Assistance needed on setting up HA when using AWS AutoScaling groups for hosts

I have been using Rancher with AWS for testing container management and I am beginning to build my production environment. I have gone through the HA setup instruction and have Rancher successfully running on 3 hosts with an ELB in front. All seems to be working properly. I have come to the point where I am going to be adding hosts. I saw this Note at the end of the HA instructions.

If you are using AWS, you will need to specify the IP of the hosts that you are adding into Rancher. If you are adding a custom host, you can specify the public IP in the UI and the command to launch Rancher agent will be editted to specify the IP. If you are adding a host through the UI, after the host has been added into Rancher, you will need to ssh into the host to re-run the custom command to re-launch Rancher agent so that the IP is correct.

In my testing environment I have 3 autoscaling groups and launch configurations for three different types of host I want. These the following:

  1. Launches instance from AMI that I pre-created with docker installed. (this instance also has the certificate and settings for my docker registry)
  2. During launch it installs the correct Rancher agent which is configured to have the host labels I want for each group of instances.

This has been working very smoothly. I have my containers configure to run on particular hosts. If a host dies, then it is automatically replaced with with a new host which has the proper label and the container will redistribute to the new host properly.

My question is this:

Judging by the what this HA instructions are saying, it appears that there is something that will need to be done after each host is added. Something related to registering the host IP address. Can you please explain this process and help me find a way to automate that in my autoscaling group/launch configuration.

Also, this is the custom script that is generated from my new Rancher HA server when I click on add a custome host:
sudo docker run -d --privileged -e CA_FINGERPRINT="AF:6C:75:7B:BC:C1:36:23:F8:0F:78:D4:01:65:B3:18:7D:43:C6:DC" -v /var/run/docker.sock:/var/run/docker.sock -v /var/lib/rancher:/var/lib/rancher rancher/agent:v1.0.1

As of this time I cannot connect to the server over https:// so this will not work. I suspect my load balancer is not pointing to the correct port. I have it set to direct 80 > 18080 but I do not know which port to direct it to for https. These are the ports that the rancher server has opened:

Any help is appreciated.

this is the results of netstat -ln
Nothing is listening on port 443 or 444.

Any help? The documentation for HA setup does not really state what ports to set for the load balancer but I found another post that said it should be 80 > 81 and 443 > 444. This did not work. I can access the HA server only because I have pointed 80 > 18080

Something is clearly not right with the networking.

I found this post:

The post mentioned that there was a bug in rancher 1.1.0dev1. Rancher HA does not work with Rancher v1.1.0-dev1 due to rancher-compose issue · Issue #4733 · rancher/rancher · GitHub. I checked and realized that I was using that version.

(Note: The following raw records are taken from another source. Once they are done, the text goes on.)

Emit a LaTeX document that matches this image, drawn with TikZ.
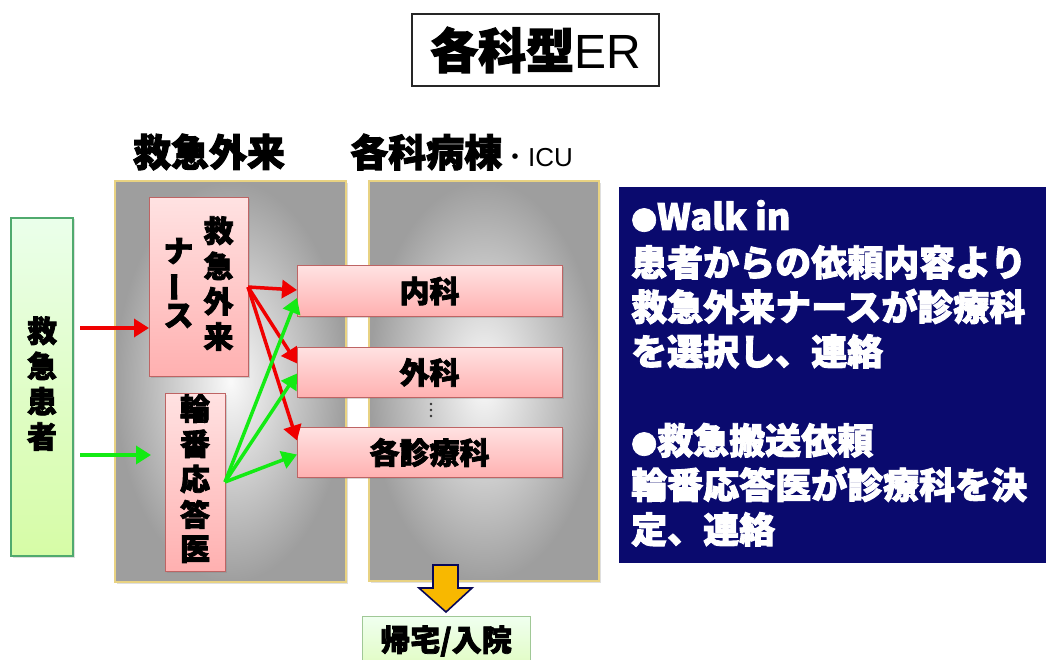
\documentclass[tikz,border=0pt]{standalone}
\usepackage{fontspec}
\setmainfont{Noto Sans CJK JP}[BoldFeatures={FakeBold=2.5}]
\newfontfamily\lat{Liberation Sans}
\usetikzlibrary{arrows.meta,calc,shadows}
\definecolor{navybox}{RGB}{10,10,110}
\definecolor{panelborder}{RGB}{232,210,130}
\definecolor{pinkborder}{RGB}{190,100,100}
\definecolor{pinktop}{RGB}{255,226,226}
\definecolor{pinkbot}{RGB}{255,176,176}
\definecolor{greenborder}{RGB}{80,170,110}
\definecolor{arrowyellow}{RGB}{248,184,0}
\definecolor{arrowred}{RGB}{240,0,0}
\definecolor{arrowgreen}{RGB}{20,235,20}
\definecolor{greenbot}{RGB}{214,252,166}
\definecolor{homebot}{RGB}{225,252,195}
\definecolor{homeborder}{RGB}{160,200,150}
\tikzset{
  panel/.style={shade, inner color=white!96!gray, outer color=gray!76, draw=panelborder, line width=1.5pt,
    inner sep=0pt, outer sep=0pt, drop shadow={opacity=0.25, shadow xshift=2pt, shadow yshift=-2pt}},
  pinkbox/.style={top color=pinktop, bottom color=pinkbot, draw=pinkborder, line width=1pt,
    inner sep=0pt, outer sep=0pt, font=\bfseries\fontsize{30}{32}\selectfont,
    drop shadow={opacity=0.3, shadow xshift=1.5pt, shadow yshift=-1.5pt}},
  greenbox/.style={top color=green!8!white, bottom color=greenbot, draw=greenborder, line width=1.2pt,
    inner sep=0pt, outer sep=0pt, font=\bfseries\fontsize{30}{32}\selectfont,
    drop shadow={opacity=0.25, shadow xshift=1.5pt, shadow yshift=-1.5pt}},
  redarr/.style={draw=arrowred, line width=3.5pt, -{Triangle[length=15pt,width=18pt]}},
  greenarr/.style={draw=arrowgreen, line width=3.5pt, -{Triangle[length=15pt,width=18pt]}},
  bluetext/.style={anchor=base west, inner sep=0pt, text=white, font=\bfseries\fontsize{36}{36}\selectfont},
}
\begin{document}
\begin{tikzpicture}[x=1pt,y=-1pt]
\useasboundingbox (0,0) rectangle (1049,660);
\fill[white] (0,0) rectangle (1049,660);

% title
\node[draw=black!85, line width=1.2pt, fill=white, minimum width=247, minimum height=72, inner sep=0pt] (title) at (535.5,50)
  {\bfseries\fontsize{48}{48}\selectfont 各科型{\lat\mdseries ER}};

% headers
\node[inner sep=0pt] (h1) at (209,152) {\bfseries\fontsize{38}{38}\selectfont 救急外来};
\node[anchor=west, inner sep=0pt] (h2) at (350,152)
  {{\bfseries\fontsize{38}{38}\selectfont 各科病棟}{\fontsize{26}{26}\selectfont ・{\lat ICU}}};

% panels
\node[panel, minimum width=231, minimum height=401] (er) at (230.5,381.5) {};
\node[panel, minimum width=230, minimum height=400] (ward) at (484,381) {};

% patient
\node[greenbox, minimum width=62, minimum height=338] (patient) at (42,387)
  {\begin{tabular}[c]{@{}c@{}}救\\急\\患\\者\end{tabular}};

% nurse and doctor
\node[pinkbox, minimum width=99, minimum height=178] (nurse) at (198.5,287)
  {\begin{tabular}[c]{@{}c@{}}ナ\\\rotatebox[origin=c]{90}{ー}\\ス\end{tabular}\hspace{10pt}%
   \begin{tabular}[c]{@{}c@{}}救\\急\\外\\来\end{tabular}};
\node[pinkbox, minimum width=60, minimum height=178] (rinban) at (195,482)
  {\begin{tabular}[c]{@{}c@{}}輪\\番\\応\\答\\医\end{tabular}};

% departments
\node[pinkbox, minimum width=265, minimum height=50] (naika) at (429.5,291) {内科};
\node[pinkbox, minimum width=265, minimum height=50] (gaika) at (429.5,372.5) {外科};
\node[pinkbox, minimum width=265, minimum height=50] (kaku) at (429.5,452.5) {各診療科};
\foreach \yy in {404,410,416} \fill[black!80] (431,\yy) circle (1.4pt);

% input arrows
\coordinate (rs) at (80,328);
\coordinate (gs) at (80,455);
\draw[redarr] (rs) -- (nurse.west |- rs);
\draw[greenarr, shorten >=14pt] (gs) -- (rinban.west |- gs);

% nurse arrows
\draw[redarr] (nurse.east) -- ($(naika.west)+(0,-1)$);
\draw[redarr] (nurse.east) -- ($(gaika.west)+(0,-9)$);
\draw[redarr] (nurse.east) -- ($(kaku.west)+(0,-12)$);
% doctor arrows
\draw[greenarr] (rinban.east) -- ($(naika.west)+(0,7)$);
\draw[greenarr] (rinban.east) -- ($(gaika.west)+(0,1)$);
\draw[greenarr] (rinban.east) -- ($(kaku.west)+(0,2)$);

% yellow arrow
\filldraw[fill=arrowyellow, draw=navybox!80!black, line width=1.6pt, line join=miter]
  (433,565) -- (458,565) -- (458,588) -- (472,588) -- (446,612) -- (419,588) -- (433,588) -- cycle;

% home box
\node[draw=homeborder, line width=1pt, top color=green!6!white,
  bottom color=homebot, minimum width=168, minimum height=50, inner sep=0pt,
  font=\bfseries\fontsize{30}{32}\selectfont] (home) at (446,641) {帰宅/入院};

% info box
\node[fill=navybox, minimum width=427, minimum height=376, inner sep=0pt] (info) at (832.5,375) {};
\node[bluetext] (t1) at (631,230) {{\fontsize{26}{26}\selectfont ●}Walk in};
\node[bluetext] (t2) at (631,276) {患者からの依頼内容より};
\node[bluetext] (t3) at (631,320.5) {救急外来ナースが診療科};
\node[bluetext] (t4) at (631,365) {を選択し、連絡};
\node[bluetext] (t5) at (631,454) {{\fontsize{26}{26}\selectfont ●}救急搬送依頼};
\node[bluetext] (t6) at (631,498.5) {輪番応答医が診療科を決};
\node[bluetext] (t7) at (631,543) {定、連絡};
\end{tikzpicture}
\end{document}
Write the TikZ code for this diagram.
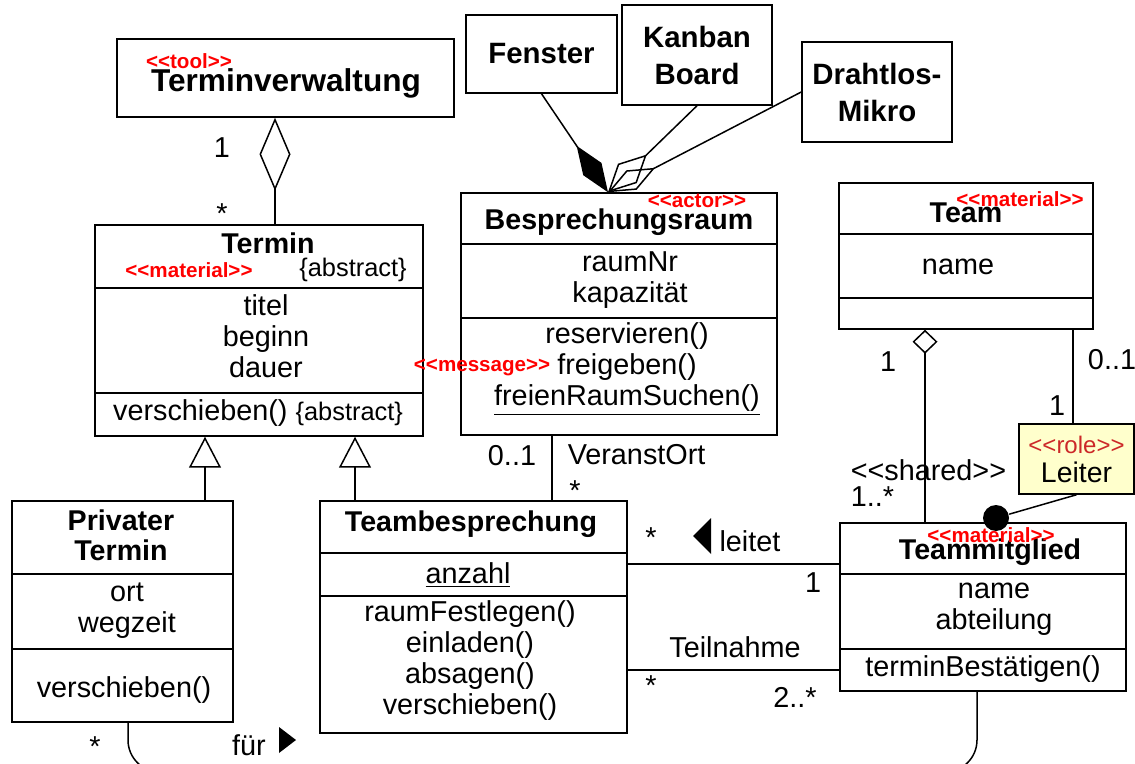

I followed the directions and removed all the containers and restarted, specifying to user v1.0.1.

remove all containers

$ docker rm -f $(docker ps -a -q)

launch rancher server

$ ./ rancher/server:v1.0.1

I can indeed connect over port 80 now with my LoadBalancer set to 80 > 80.
But when I try to connect to https: I get an error that the certificate is invalid. When I look at the certificate, this is what I see.

There are some known issues with adding hosts in a HA AWS/ELB setup. We are looking to fix this for v1.1.0-dev2.

As denise mentioned, there are existing issues pertaining to SSL and AWS ELB.

Your current config (80->80) will work for HTTP traffic, but not web sockets. We use web sockets for log tailing and shell access to containers.

If you’d like to get Rancher HA functioning in AWS without SSL, I’d recommend mapping 80->81 and enabling proxy protocol on port 81 of your ELB.


Thanks LLParse and Denise.

I really want to stick with the stable release 1.0.1 if I can. I am trying to build a production environment. I am also on docker version 1.10.3. I encountered problems with 1.11 in trying to implement ConvoyFS. So I would like to know the best way to get this working in that scenario.

Is it possible, with the instruction you gave me, or is HA not possible with this version?

@cloudlady911 We just released v1.0.2 (latest stable release) that has some improvements with HA, AWS, ELB, so you might want to check that out!

Thanks @denise! What is the risk level in deploying this in my production environment? I have everything very stable right now.

Has the documentation been updated yet?

HA + SSL + ELB is not possible in 1.0.1 because the proxy-protocol port (444) returns responses that say http/ws instead of https/wss. This is fixed in 1.0.2, along with a short list of other changes.